La première peut se comprendre si l'on se souvient qu'il lance son appel en 1958 et qu'à l'époque le régime soviétique semblait faire preuve d'ouverture avec Nikita Khrouchtchev qui parviendra à faire illusion sur le caractère totalitaire de l'URSS. La politique de la main tendue pour une réconciliation des peuples pouvait s'envisager. La crise de Cuba enterrera ces espoirs.


La seconde est fondée théologiquement et philosophiquement et dépasse en-cela les calculs strictement militaires. C'est en effet au nom du "respect pour la vie" (Ehrfurcht vor dem Leben), qu'il étend le champ des victimes de la guerre, non seulement aux populations non belligérantes ("Une guerre menée avec des armes nucléaires est une infraction bien plus grave au Droit des gens (parce qu'elle) met en question l'existence même de l'humanité." 3e appel, p. 109) mais aussi implicitement à tous les vivants : "[Il faut] atteindre par un nouvel esprit, cette raison supérieure qui nous détournera de faire de la puissance qui est à notre disposition un usage funeste. (…) [Cet esprit] est convaincu que la compassion dans laquelle l'éthique prend sa racine ne gagne sa véritable étendue et profondeur que si elle ne se limite pas aux hommes mais s'étend à tous les êtres vivants." (Discours.... p. 71 & p. 74).
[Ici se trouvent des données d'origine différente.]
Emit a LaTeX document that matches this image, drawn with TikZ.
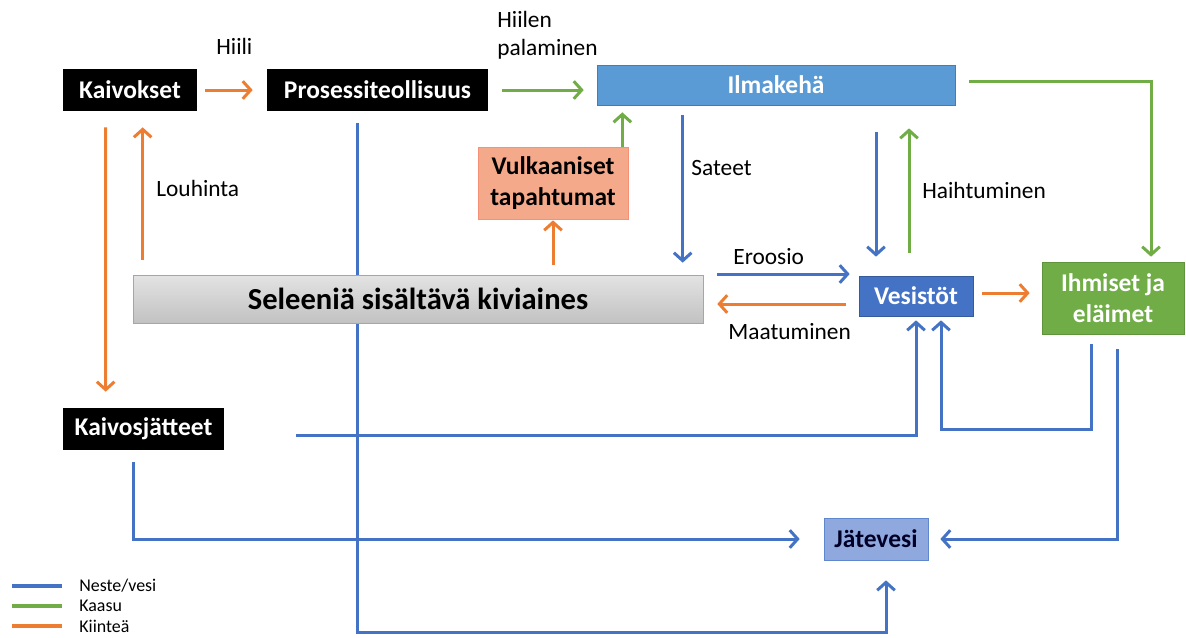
\documentclass[tikz,border=0pt]{standalone}
\usepackage{fontspec}
\setmainfont{Carlito}
\usetikzlibrary{arrows.meta,calc,backgrounds}
\definecolor{cNeste}{HTML}{4472C4}
\definecolor{cKaasu}{HTML}{70AD47}
\definecolor{cKiintea}{HTML}{ED7D31}
\definecolor{cIlma}{HTML}{5B9BD5}
\definecolor{cVulk}{HTML}{F5A98B}
\definecolor{cJate}{HTML}{8FA9DF}
\begin{document}
\begin{tikzpicture}[x=0.02cm, y=-0.02cm,
  box/.style={font=\fontsize{14.5}{18}\selectfont\bfseries, inner sep=0pt, align=center},
  blackbox/.style={box, fill=black, text=white},
  flow/.style={line width=1.7pt, -{Straight Barb[length=4.5pt,width=10pt,line width=1.7pt]}},
  neste/.style={flow, draw=cNeste},
  kaasu/.style={flow, draw=cKaasu},
  kiintea/.style={flow, draw=cKiintea},
  tag/.style={font=\fontsize{13.3}{16}\selectfont, anchor=west, inner sep=0pt, align=left},
  legendtext/.style={font=\fontsize{10.2}{12}\selectfont, anchor=west, inner sep=0pt}]
\useasboundingbox (0,0) rectangle (1186,637);

% boxes
\node[blackbox, minimum width=2.68cm, minimum height=0.84cm] (kaivokset) at (130,90) {Kaivokset};
\node[blackbox, minimum width=4.42cm, minimum height=0.84cm] (prosessi) at (377.5,90) {Prosessiteollisuus};
\node[box, fill=cIlma, draw=cIlma!80!black, text=white, minimum width=7.16cm, minimum height=0.8cm] (ilmakeha) at (776,85) {Ilmakehä};
\node[box, fill=cVulk, draw=cVulk!85!red, minimum width=3.0cm, minimum height=1.44cm] (vulkaaniset) at (553,183) {Vulkaaniset\\tapahtumat};
\node[box, top color=black!11, bottom color=black!24, draw=black!35, font=\fontsize{17.4}{20}\selectfont\bfseries, minimum width=11.4cm, minimum height=0.96cm] (seleenia) at (418,299) {Seleeniä sisältävä kiviaines};
\node[box, fill=cNeste, draw=cNeste!80!black, text=white, minimum width=2.28cm, minimum height=0.8cm] (vesistot) at (916,296) {Vesistöt};
\node[box, fill=cKaasu, draw=cKaasu!85!black, text=white, minimum width=2.84cm, minimum height=1.44cm] (ihmiset) at (1113,298) {Ihmiset ja\\eläimet};
\node[blackbox, minimum width=3.22cm, minimum height=0.84cm] (kaivosjatteet) at (143.5,429) {Kaivosjätteet};
\node[box, fill=cJate, draw=cNeste!85!white, text=black!85!blue, minimum width=2.08cm, minimum height=0.84cm] (jatevesi) at (876,539) {Jätevesi};

% labels
\node[tag] (hiili) at (216,46) {Hiili};
\node[tag] (palaminen) at (497,35) {Hiilen\\palaminen};
\node[tag] (louhinta) at (156,188) {Louhinta};
\node[tag] (sateet) at (691,168) {Sateet};
\node[tag] (haihtuminen) at (922,190) {Haihtuminen};
\node[tag] (eroosio) at (733,257) {Eroosio};
\node[tag] (maatuminen) at (728,332) {Maatuminen};

\begin{scope}[on background layer]
% solid matter
\draw[kiintea] ($(kaivokset.east)+(8,0)$) -- ($(prosessi.west)+(-14,0)$);
\draw[kiintea] ($(vulkaaniset.south |- seleenia.north)+(0,-10)$) -- ($(vulkaaniset.south)+(0,1)$);
\draw[kiintea] ($(kaivokset.south west |- seleenia.north)+(80,-15)$) -- ($(kaivokset.south west)+(80,16)$);
\draw[kiintea] ($(kaivokset.south west)+(43,16)$) -- ($(kaivosjatteet.north west)+(43,-16)$);
\draw[kiintea] ($(vesistot.west)+(-13,8)$) -- ($(seleenia.east)+(14,5)$);
\draw[kiintea] ($(vesistot.east)+(9,-3)$) -- ($(ihmiset.west)+(-12,-5)$);

% gas
\draw[kaasu] ($(prosessi.east)+(14,0)$) -- ($(prosessi.east -| ilmakeha.west)+(-13,0)$);
\draw[kaasu] ($(ilmakeha.east)+(14,-4)$) -| ($(ihmiset.north)+(38,-5)$);
\draw[kaasu] ($(vulkaaniset.north east)+(-6,0)$) -- ($(vulkaaniset.north east |- ilmakeha.south)+(-6,7)$);
\draw[kaasu] ($(vesistot.north)+(-7,-23)$) -- ($(ilmakeha.south -| vesistot.north)+(-7,23)$);

% liquid / water
\draw[neste] ($(ilmakeha.south west)+(86,10)$) -- ($(ilmakeha.south west |- seleenia.north)+(86,-12)$);
\draw[neste] ($(ilmakeha.south -| vesistot.north)+(-40,27)$) -- ($(vesistot.north)+(-40,-19)$);
\draw[neste] ($(seleenia.east)+(14,-25)$) -- ($(vesistot.west)+(-9,-22)$);
\draw[neste] ($(kaivosjatteet.east)+(72,6)$) -| ($(vesistot.south)+(0,4)$);
\draw[neste] ($(ihmiset.south west)+(50,10)$) -- ++(0,85) -| ($(vesistot.south)+(25,4)$);
\draw[neste] ($(ihmiset.south east)+(-67,15)$) |- ($(jatevesi.east)+(12,0)$);
\draw[neste] ($(kaivosjatteet.south west)+(71,12)$) |- ($(jatevesi.west)+(-24,0)$);
\draw[neste] ($(prosessi.south west)+(91,12)$) |- ($(jatevesi.south)+(10,72)$) -- ($(jatevesi.south)+(10,20)$);
\end{scope}

% legend
\foreach \c/\t [count=\i] in {cNeste/{Neste/vesi}, cKaasu/Kaasu, cKiintea/Kiinteä}{
  \draw[draw=\c, line width=2.5pt] (12,566+20*\i) -- (62,566+20*\i);
  \node[legendtext] (legend\i) at (79,566+20*\i) {\t};
}
\end{tikzpicture}
\end{document}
C'est parce que l'arme nucléaire ne connaît pas de limite dans l'espace et dans le temps qu'elle est une manifestation de l'hybris - de la démesure - de l'humanité et pourquoi elle doit être combattue.


Des principes que l'on trouve déjà dans les prédications de Schweitzer avant-guerre (la première…) comme par exemple dans celle du 15 novembre 1908 où il constate amèrement "L'individu nourrit pour le peuple auquel il appartient davantage d'idéaux d'orgueil et de puissance." (Romains 12, 2 "Ne vous conformez pas au monde", p.24). Bien avant Lambaréné, Schweitzer, lecteur de Nietzche, sait que chaque individu porte en lui-même une "volonté de puissance", c'est-à-dire une "volonté de vivre" fût-ce aux dépends de son voisin. L'hybris individuelle nourrit l'hybris collective et est légitimée par elle. La fierté individuelle de faire partie d'un grand peuple ou, à l'inverse, l'humiliation personnelle qui naît d'une humiliation nationale, rachète ou s'ajoute aux misères ou aux joies personnelles.


Il faut donc une nouvelle mentalité: "La seule originalité que je réclame pour moi (c'est) la certitude, née de la pensée, que l'esprit est capable, à notre époque de créer une nouvelle mentalité, une mentalité éthique." Discours…, p. 77.


C'est cette profonde cohérence de la pensée d'Albert Schweitzer, tant du théologien que du pasteur, que du médecin et de l'homme de culture, aux diverses époques de sa vie et de son action que ce volume des études schweitzeriennes met remarquablement en valeur.